PROBLEM STATEMENT: Extract each line of the material that follows exactly and omit its pictures.

(Figure scripts)
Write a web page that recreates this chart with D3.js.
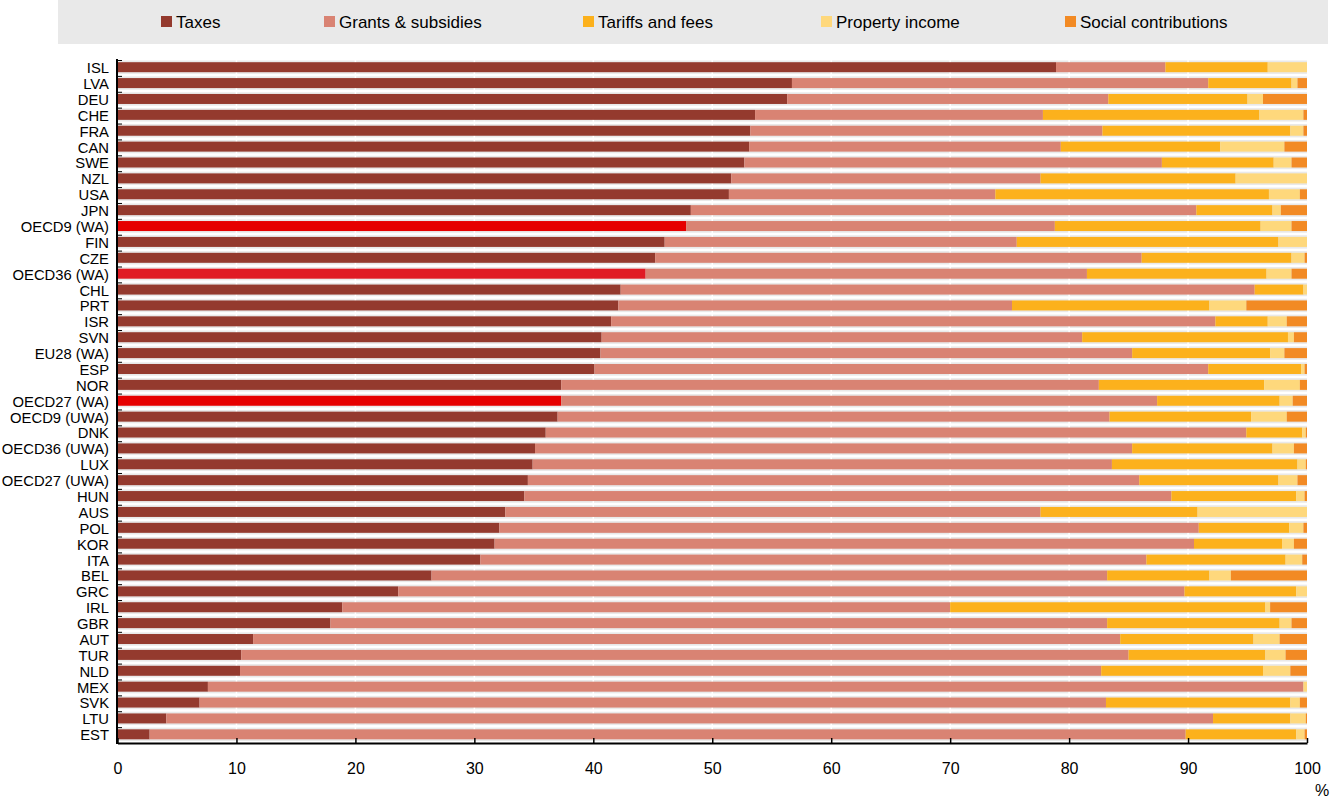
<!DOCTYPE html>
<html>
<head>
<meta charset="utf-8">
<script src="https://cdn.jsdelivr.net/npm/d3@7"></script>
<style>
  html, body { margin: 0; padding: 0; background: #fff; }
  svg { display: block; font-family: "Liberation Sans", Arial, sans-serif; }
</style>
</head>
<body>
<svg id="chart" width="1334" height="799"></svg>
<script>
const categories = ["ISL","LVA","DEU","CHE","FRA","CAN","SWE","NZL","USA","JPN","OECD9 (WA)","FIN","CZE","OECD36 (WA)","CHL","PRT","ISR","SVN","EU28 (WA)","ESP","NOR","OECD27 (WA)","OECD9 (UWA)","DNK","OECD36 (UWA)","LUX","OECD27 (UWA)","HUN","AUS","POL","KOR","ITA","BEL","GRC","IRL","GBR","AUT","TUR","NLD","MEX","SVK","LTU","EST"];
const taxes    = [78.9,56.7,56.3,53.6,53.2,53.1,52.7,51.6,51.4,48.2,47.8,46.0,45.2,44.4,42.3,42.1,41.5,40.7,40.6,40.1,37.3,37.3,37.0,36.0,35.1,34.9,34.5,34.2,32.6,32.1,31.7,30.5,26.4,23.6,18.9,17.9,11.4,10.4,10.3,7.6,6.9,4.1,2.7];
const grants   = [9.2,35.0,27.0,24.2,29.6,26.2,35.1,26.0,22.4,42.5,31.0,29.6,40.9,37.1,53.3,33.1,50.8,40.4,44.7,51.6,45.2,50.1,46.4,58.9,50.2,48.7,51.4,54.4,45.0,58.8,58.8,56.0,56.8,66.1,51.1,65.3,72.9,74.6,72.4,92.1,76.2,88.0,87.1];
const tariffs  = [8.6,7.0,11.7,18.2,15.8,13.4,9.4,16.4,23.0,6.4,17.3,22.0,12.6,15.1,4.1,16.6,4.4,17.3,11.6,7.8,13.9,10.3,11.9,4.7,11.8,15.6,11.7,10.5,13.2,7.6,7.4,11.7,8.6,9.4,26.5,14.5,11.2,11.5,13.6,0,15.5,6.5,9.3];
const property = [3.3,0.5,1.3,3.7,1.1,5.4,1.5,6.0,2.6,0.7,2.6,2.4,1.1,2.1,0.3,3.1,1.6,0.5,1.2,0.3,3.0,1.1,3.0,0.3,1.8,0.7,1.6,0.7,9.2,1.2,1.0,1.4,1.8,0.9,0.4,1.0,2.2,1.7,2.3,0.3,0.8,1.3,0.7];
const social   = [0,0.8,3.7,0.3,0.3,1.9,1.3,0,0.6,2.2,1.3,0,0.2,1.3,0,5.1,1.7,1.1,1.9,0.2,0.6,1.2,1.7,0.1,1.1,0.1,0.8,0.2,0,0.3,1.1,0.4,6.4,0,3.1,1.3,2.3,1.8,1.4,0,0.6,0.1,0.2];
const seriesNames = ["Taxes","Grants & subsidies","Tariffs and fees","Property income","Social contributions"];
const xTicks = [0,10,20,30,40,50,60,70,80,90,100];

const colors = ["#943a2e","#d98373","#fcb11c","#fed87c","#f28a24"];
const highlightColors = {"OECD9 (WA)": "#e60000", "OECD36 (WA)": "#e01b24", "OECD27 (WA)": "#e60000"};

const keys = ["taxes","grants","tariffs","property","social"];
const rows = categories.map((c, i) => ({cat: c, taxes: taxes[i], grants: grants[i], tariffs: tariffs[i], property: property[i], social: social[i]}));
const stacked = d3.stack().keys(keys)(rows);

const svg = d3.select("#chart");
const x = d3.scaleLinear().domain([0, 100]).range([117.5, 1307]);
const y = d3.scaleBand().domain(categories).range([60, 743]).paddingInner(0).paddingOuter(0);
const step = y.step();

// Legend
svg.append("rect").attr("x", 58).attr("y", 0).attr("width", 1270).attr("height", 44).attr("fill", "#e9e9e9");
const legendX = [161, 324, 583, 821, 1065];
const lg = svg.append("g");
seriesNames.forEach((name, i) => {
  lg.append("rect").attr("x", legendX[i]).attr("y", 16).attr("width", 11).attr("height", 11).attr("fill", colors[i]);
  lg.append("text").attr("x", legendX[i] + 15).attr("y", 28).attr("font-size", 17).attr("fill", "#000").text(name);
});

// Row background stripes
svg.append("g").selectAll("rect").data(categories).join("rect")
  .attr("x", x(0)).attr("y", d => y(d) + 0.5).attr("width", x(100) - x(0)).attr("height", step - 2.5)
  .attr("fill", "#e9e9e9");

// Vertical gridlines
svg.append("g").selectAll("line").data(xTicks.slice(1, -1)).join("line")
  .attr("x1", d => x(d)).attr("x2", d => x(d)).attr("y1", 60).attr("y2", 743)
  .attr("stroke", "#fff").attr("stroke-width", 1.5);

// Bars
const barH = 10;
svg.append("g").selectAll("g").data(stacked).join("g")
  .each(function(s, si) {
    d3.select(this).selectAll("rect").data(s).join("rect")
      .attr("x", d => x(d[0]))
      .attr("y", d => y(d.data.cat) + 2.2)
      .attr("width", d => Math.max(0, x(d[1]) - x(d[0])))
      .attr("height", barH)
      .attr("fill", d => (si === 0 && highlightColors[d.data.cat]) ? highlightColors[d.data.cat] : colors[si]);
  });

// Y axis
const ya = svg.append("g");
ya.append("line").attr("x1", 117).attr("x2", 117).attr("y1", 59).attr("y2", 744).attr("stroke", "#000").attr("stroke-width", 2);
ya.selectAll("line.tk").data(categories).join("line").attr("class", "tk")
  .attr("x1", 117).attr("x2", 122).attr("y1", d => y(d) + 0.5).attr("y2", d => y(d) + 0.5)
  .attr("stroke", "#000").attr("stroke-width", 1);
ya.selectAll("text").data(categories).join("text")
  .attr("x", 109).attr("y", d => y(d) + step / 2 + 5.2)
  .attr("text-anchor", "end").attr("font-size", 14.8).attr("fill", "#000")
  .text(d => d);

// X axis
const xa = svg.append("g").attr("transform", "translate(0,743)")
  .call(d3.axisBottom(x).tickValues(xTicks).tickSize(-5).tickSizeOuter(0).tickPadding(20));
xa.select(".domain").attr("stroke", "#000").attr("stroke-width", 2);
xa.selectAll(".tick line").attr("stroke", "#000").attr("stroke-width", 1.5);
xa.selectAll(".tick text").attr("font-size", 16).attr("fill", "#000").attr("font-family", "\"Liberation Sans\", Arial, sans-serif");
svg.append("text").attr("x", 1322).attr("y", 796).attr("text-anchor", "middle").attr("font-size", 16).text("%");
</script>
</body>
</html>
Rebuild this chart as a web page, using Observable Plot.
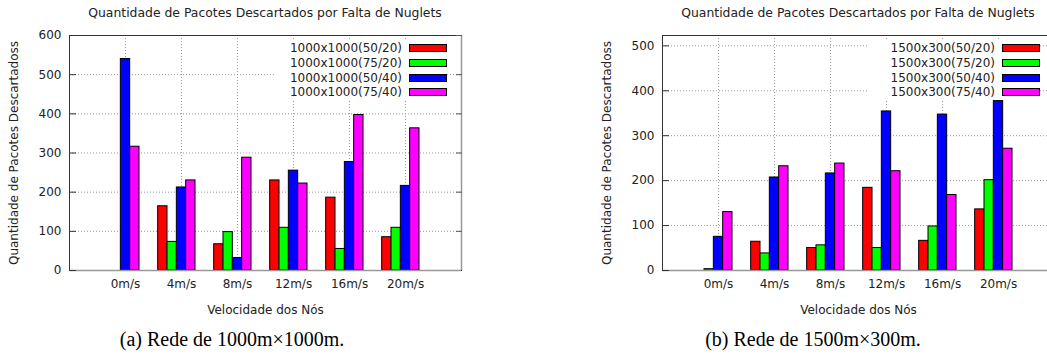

CORRECT RESULT:
Write a web page that recreates this chart with D3.js.
<!DOCTYPE html>
<html>
<head>
<meta charset="utf-8">
<script src="https://cdn.jsdelivr.net/npm/d3@7"></script>
<style>
  html, body { margin: 0; padding: 0; background: #fff; }
  svg { display: block; font-family: "Liberation Sans", Arial, sans-serif; }
</style>
</head>
<body>
<svg id="chart" width="1334" height="799"></svg>
<script>
const categories = ["ISL","LVA","DEU","CHE","FRA","CAN","SWE","NZL","USA","JPN","OECD9 (WA)","FIN","CZE","OECD36 (WA)","CHL","PRT","ISR","SVN","EU28 (WA)","ESP","NOR","OECD27 (WA)","OECD9 (UWA)","DNK","OECD36 (UWA)","LUX","OECD27 (UWA)","HUN","AUS","POL","KOR","ITA","BEL","GRC","IRL","GBR","AUT","TUR","NLD","MEX","SVK","LTU","EST"];
const taxes    = [78.9,56.7,56.3,53.6,53.2,53.1,52.7,51.6,51.4,48.2,47.8,46.0,45.2,44.4,42.3,42.1,41.5,40.7,40.6,40.1,37.3,37.3,37.0,36.0,35.1,34.9,34.5,34.2,32.6,32.1,31.7,30.5,26.4,23.6,18.9,17.9,11.4,10.4,10.3,7.6,6.9,4.1,2.7];
const grants   = [9.2,35.0,27.0,24.2,29.6,26.2,35.1,26.0,22.4,42.5,31.0,29.6,40.9,37.1,53.3,33.1,50.8,40.4,44.7,51.6,45.2,50.1,46.4,58.9,50.2,48.7,51.4,54.4,45.0,58.8,58.8,56.0,56.8,66.1,51.1,65.3,72.9,74.6,72.4,92.1,76.2,88.0,87.1];
const tariffs  = [8.6,7.0,11.7,18.2,15.8,13.4,9.4,16.4,23.0,6.4,17.3,22.0,12.6,15.1,4.1,16.6,4.4,17.3,11.6,7.8,13.9,10.3,11.9,4.7,11.8,15.6,11.7,10.5,13.2,7.6,7.4,11.7,8.6,9.4,26.5,14.5,11.2,11.5,13.6,0,15.5,6.5,9.3];
const property = [3.3,0.5,1.3,3.7,1.1,5.4,1.5,6.0,2.6,0.7,2.6,2.4,1.1,2.1,0.3,3.1,1.6,0.5,1.2,0.3,3.0,1.1,3.0,0.3,1.8,0.7,1.6,0.7,9.2,1.2,1.0,1.4,1.8,0.9,0.4,1.0,2.2,1.7,2.3,0.3,0.8,1.3,0.7];
const social   = [0,0.8,3.7,0.3,0.3,1.9,1.3,0,0.6,2.2,1.3,0,0.2,1.3,0,5.1,1.7,1.1,1.9,0.2,0.6,1.2,1.7,0.1,1.1,0.1,0.8,0.2,0,0.3,1.1,0.4,6.4,0,3.1,1.3,2.3,1.8,1.4,0,0.6,0.1,0.2];
const seriesNames = ["Taxes","Grants & subsidies","Tariffs and fees","Property income","Social contributions"];
const xTicks = [0,10,20,30,40,50,60,70,80,90,100];

const colors = ["#943a2e","#d98373","#fcb11c","#fed87c","#f28a24"];
const highlightColors = {"OECD9 (WA)": "#e60000", "OECD36 (WA)": "#e01b24", "OECD27 (WA)": "#e60000"};

const keys = ["taxes","grants","tariffs","property","social"];
const rows = categories.map((c, i) => ({cat: c, taxes: taxes[i], grants: grants[i], tariffs: tariffs[i], property: property[i], social: social[i]}));
const stacked = d3.stack().keys(keys)(rows);

const svg = d3.select("#chart");
const x = d3.scaleLinear().domain([0, 100]).range([117.5, 1307]);
const y = d3.scaleBand().domain(categories).range([60, 743]).paddingInner(0).paddingOuter(0);
const step = y.step();

// Legend
svg.append("rect").attr("x", 58).attr("y", 0).attr("width", 1270).attr("height", 44).attr("fill", "#e9e9e9");
const legendX = [161, 324, 583, 821, 1065];
const lg = svg.append("g");
seriesNames.forEach((name, i) => {
  lg.append("rect").attr("x", legendX[i]).attr("y", 16).attr("width", 11).attr("height", 11).attr("fill", colors[i]);
  lg.append("text").attr("x", legendX[i] + 15).attr("y", 28).attr("font-size", 17).attr("fill", "#000").text(name);
});

// Row background stripes
svg.append("g").selectAll("rect").data(categories).join("rect")
  .attr("x", x(0)).attr("y", d => y(d) + 0.5).attr("width", x(100) - x(0)).attr("height", step - 2.5)
  .attr("fill", "#e9e9e9");

// Vertical gridlines
svg.append("g").selectAll("line").data(xTicks.slice(1, -1)).join("line")
  .attr("x1", d => x(d)).attr("x2", d => x(d)).attr("y1", 60).attr("y2", 743)
  .attr("stroke", "#fff").attr("stroke-width", 1.5);

// Bars
const barH = 10;
svg.append("g").selectAll("g").data(stacked).join("g")
  .each(function(s, si) {
    d3.select(this).selectAll("rect").data(s).join("rect")
      .attr("x", d => x(d[0]))
      .attr("y", d => y(d.data.cat) + 2.2)
      .attr("width", d => Math.max(0, x(d[1]) - x(d[0])))
      .attr("height", barH)
      .attr("fill", d => (si === 0 && highlightColors[d.data.cat]) ? highlightColors[d.data.cat] : colors[si]);
  });

// Y axis
const ya = svg.append("g");
ya.append("line").attr("x1", 117).attr("x2", 117).attr("y1", 59).attr("y2", 744).attr("stroke", "#000").attr("stroke-width", 2);
ya.selectAll("line.tk").data(categories).join("line").attr("class", "tk")
  .attr("x1", 117).attr("x2", 122).attr("y1", d => y(d) + 0.5).attr("y2", d => y(d) + 0.5)
  .attr("stroke", "#000").attr("stroke-width", 1);
ya.selectAll("text").data(categories).join("text")
  .attr("x", 109).attr("y", d => y(d) + step / 2 + 5.2)
  .attr("text-anchor", "end").attr("font-size", 14.8).attr("fill", "#000")
  .text(d => d);

// X axis
const xa = svg.append("g").attr("transform", "translate(0,743)")
  .call(d3.axisBottom(x).tickValues(xTicks).tickSize(-5).tickSizeOuter(0).tickPadding(20));
xa.select(".domain").attr("stroke", "#000").attr("stroke-width", 2);
xa.selectAll(".tick line").attr("stroke", "#000").attr("stroke-width", 1.5);
xa.selectAll(".tick text").attr("font-size", 16).attr("fill", "#000").attr("font-family", "\"Liberation Sans\", Arial, sans-serif");
svg.append("text").attr("x", 1322).attr("y", 796).attr("text-anchor", "middle").attr("font-size", 16).text("%");
</script>
</body>
</html>
Rebuild this chart as a web page, using Observable Plot.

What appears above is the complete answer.